Extract every line that contains the string "this".

- [Supplied records]:
--

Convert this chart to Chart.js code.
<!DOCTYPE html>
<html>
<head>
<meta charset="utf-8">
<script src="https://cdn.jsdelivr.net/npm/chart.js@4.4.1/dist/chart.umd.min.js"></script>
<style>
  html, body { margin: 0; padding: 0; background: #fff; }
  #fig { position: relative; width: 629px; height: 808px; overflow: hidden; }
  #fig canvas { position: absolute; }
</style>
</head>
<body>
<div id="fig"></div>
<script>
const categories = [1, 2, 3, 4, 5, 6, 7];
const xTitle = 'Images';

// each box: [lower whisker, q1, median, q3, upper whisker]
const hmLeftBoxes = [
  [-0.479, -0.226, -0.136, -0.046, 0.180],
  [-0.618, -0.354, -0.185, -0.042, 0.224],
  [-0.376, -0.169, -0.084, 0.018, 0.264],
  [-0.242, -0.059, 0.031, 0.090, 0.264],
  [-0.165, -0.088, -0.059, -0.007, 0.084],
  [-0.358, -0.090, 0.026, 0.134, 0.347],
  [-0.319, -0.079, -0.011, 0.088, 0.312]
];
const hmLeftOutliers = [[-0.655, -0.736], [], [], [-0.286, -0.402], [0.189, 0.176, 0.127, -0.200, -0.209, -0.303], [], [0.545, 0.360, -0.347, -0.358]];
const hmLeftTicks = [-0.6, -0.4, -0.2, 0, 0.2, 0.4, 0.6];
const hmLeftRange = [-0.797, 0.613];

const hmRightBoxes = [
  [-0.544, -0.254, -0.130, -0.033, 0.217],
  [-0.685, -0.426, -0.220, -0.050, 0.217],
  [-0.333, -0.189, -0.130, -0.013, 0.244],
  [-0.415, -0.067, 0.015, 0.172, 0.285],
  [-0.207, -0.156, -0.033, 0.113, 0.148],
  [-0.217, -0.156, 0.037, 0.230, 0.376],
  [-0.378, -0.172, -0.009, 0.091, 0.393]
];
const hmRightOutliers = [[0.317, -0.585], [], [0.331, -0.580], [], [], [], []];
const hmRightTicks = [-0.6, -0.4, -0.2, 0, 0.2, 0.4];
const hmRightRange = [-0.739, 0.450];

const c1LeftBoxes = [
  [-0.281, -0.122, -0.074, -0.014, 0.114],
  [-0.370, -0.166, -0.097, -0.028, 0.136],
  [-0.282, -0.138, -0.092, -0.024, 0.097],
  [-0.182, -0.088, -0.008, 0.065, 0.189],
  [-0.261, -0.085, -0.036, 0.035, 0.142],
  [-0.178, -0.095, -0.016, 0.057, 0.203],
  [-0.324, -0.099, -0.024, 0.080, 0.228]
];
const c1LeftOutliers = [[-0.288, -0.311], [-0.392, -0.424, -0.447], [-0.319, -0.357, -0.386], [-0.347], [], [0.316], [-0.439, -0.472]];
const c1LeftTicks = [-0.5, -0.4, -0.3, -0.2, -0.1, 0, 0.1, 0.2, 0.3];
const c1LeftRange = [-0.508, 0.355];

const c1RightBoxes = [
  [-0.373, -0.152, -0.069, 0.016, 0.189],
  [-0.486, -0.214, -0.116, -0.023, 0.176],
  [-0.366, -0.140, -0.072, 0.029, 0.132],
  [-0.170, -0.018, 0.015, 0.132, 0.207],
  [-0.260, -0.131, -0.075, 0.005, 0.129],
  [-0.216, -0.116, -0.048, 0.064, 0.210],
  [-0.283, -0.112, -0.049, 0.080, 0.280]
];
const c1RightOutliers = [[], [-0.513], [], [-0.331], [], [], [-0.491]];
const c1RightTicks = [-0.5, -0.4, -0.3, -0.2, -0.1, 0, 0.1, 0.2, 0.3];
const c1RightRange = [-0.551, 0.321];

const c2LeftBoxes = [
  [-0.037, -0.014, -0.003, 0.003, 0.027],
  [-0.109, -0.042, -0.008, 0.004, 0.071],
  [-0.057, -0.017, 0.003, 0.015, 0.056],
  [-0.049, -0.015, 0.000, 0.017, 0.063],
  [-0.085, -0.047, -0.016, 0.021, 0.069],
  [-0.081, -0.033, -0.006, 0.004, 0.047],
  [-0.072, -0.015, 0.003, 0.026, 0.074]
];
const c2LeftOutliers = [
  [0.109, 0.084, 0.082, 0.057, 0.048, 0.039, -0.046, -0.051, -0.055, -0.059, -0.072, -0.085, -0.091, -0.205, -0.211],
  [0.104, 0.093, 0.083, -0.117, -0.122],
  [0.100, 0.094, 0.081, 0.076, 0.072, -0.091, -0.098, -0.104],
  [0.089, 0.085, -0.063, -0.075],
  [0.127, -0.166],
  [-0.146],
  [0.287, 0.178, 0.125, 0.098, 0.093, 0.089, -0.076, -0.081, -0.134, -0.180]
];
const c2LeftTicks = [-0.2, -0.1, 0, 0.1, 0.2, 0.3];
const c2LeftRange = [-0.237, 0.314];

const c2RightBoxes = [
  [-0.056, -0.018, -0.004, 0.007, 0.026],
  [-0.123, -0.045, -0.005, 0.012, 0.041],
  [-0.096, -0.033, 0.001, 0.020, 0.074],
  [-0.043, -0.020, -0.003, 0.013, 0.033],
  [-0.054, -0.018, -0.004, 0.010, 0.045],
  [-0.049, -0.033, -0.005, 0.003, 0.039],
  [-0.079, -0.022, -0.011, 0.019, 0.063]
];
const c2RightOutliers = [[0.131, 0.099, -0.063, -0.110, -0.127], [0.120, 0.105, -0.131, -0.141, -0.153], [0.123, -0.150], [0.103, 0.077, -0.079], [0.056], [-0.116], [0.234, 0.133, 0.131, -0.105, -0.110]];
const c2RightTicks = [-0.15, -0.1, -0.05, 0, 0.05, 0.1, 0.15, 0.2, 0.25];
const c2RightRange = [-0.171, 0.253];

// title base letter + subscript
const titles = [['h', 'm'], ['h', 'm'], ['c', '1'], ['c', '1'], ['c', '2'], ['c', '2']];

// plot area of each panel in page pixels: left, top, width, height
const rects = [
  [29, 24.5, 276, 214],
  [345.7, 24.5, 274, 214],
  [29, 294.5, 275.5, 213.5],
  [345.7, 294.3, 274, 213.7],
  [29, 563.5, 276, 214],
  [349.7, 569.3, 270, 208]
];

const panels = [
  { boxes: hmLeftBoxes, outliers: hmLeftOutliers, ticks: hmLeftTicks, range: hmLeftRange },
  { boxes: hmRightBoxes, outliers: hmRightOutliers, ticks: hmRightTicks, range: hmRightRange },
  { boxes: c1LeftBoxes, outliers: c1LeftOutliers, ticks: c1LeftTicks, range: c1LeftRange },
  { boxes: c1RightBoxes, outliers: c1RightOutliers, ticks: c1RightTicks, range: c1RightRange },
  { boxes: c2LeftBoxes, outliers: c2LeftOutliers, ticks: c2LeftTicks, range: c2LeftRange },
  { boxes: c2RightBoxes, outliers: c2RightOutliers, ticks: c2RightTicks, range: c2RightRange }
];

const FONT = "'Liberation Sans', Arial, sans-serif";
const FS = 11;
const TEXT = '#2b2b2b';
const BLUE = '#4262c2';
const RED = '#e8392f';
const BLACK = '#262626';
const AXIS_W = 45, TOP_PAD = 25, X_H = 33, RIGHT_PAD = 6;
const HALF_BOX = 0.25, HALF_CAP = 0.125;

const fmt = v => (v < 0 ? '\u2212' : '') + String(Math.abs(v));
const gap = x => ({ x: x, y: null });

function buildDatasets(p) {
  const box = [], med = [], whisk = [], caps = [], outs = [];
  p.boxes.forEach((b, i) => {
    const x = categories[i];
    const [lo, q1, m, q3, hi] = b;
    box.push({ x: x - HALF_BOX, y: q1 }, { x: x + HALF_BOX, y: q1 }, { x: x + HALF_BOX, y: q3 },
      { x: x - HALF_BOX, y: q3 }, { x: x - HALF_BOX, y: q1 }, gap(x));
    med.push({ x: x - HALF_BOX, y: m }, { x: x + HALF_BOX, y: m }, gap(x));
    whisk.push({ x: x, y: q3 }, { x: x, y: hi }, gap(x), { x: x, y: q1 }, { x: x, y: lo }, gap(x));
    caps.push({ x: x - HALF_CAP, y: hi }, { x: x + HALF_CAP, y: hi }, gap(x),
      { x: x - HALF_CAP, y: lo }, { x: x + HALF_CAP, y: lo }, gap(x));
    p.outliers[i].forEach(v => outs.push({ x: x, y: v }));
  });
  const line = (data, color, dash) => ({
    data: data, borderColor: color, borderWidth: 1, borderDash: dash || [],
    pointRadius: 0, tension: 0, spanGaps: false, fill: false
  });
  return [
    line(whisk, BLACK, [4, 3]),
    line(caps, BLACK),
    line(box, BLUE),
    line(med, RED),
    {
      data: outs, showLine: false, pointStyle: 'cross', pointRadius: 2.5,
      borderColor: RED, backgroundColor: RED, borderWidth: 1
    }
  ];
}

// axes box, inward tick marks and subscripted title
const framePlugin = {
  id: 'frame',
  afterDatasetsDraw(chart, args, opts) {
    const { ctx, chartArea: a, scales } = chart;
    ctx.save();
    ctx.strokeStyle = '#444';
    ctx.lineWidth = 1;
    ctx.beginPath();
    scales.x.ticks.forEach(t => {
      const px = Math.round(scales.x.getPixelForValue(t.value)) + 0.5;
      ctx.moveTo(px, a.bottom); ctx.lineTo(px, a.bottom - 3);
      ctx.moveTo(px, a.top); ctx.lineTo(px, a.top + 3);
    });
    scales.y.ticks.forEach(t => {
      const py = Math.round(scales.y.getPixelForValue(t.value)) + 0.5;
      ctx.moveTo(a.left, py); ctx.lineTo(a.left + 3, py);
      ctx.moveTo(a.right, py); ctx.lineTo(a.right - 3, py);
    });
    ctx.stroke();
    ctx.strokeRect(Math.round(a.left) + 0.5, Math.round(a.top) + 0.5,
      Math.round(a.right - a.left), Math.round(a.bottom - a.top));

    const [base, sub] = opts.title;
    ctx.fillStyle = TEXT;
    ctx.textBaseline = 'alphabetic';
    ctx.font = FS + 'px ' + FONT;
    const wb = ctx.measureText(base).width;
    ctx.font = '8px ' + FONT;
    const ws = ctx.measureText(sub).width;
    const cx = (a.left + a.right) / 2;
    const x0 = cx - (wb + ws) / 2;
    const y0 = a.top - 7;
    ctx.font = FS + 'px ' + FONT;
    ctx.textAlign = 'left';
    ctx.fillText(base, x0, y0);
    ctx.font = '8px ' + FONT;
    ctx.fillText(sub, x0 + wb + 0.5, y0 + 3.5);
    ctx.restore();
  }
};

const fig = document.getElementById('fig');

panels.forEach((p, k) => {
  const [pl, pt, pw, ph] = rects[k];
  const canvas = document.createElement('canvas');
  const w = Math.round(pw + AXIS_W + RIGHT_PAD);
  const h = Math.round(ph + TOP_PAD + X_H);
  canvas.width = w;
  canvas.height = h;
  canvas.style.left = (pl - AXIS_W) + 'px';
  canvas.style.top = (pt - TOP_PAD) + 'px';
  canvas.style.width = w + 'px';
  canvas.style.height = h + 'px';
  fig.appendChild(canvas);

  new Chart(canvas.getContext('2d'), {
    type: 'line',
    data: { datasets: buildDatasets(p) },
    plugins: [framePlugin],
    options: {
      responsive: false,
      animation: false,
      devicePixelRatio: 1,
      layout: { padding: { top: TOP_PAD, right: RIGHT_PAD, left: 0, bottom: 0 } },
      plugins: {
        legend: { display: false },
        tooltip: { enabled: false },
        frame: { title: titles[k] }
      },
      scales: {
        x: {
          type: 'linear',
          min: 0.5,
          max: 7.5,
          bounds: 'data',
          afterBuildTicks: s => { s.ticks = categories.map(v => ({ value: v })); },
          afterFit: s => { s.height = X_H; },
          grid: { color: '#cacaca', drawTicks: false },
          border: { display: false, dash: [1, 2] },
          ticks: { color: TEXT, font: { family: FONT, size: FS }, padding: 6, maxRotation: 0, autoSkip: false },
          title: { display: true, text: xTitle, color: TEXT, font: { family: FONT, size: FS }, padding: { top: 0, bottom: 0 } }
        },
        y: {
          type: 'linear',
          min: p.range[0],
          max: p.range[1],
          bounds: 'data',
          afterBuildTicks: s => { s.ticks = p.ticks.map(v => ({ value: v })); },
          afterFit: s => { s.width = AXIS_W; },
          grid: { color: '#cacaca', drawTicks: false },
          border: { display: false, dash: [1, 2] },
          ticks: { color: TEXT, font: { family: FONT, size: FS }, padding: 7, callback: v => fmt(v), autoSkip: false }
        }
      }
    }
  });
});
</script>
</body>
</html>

--

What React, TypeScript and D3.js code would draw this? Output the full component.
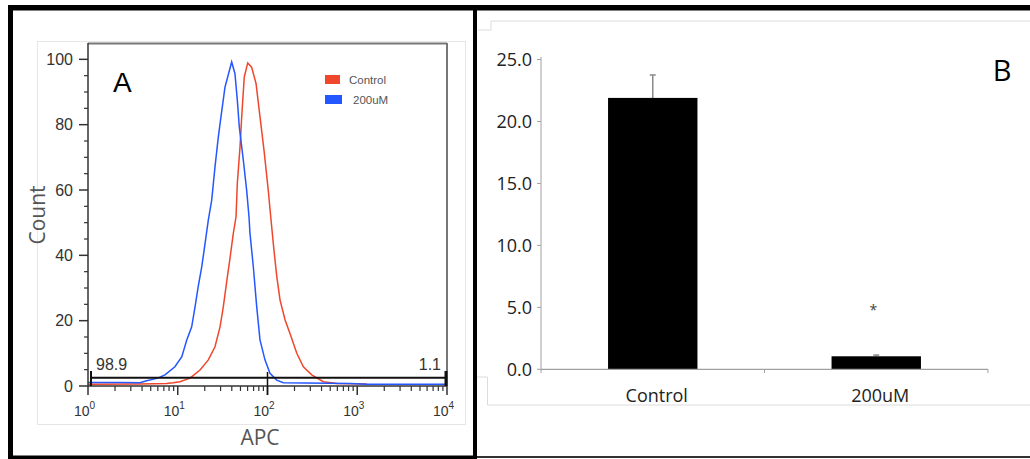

--

- [Finished answer]:
Convert this chart to Chart.js code.
What React, TypeScript and D3.js code would draw this? Output the full component.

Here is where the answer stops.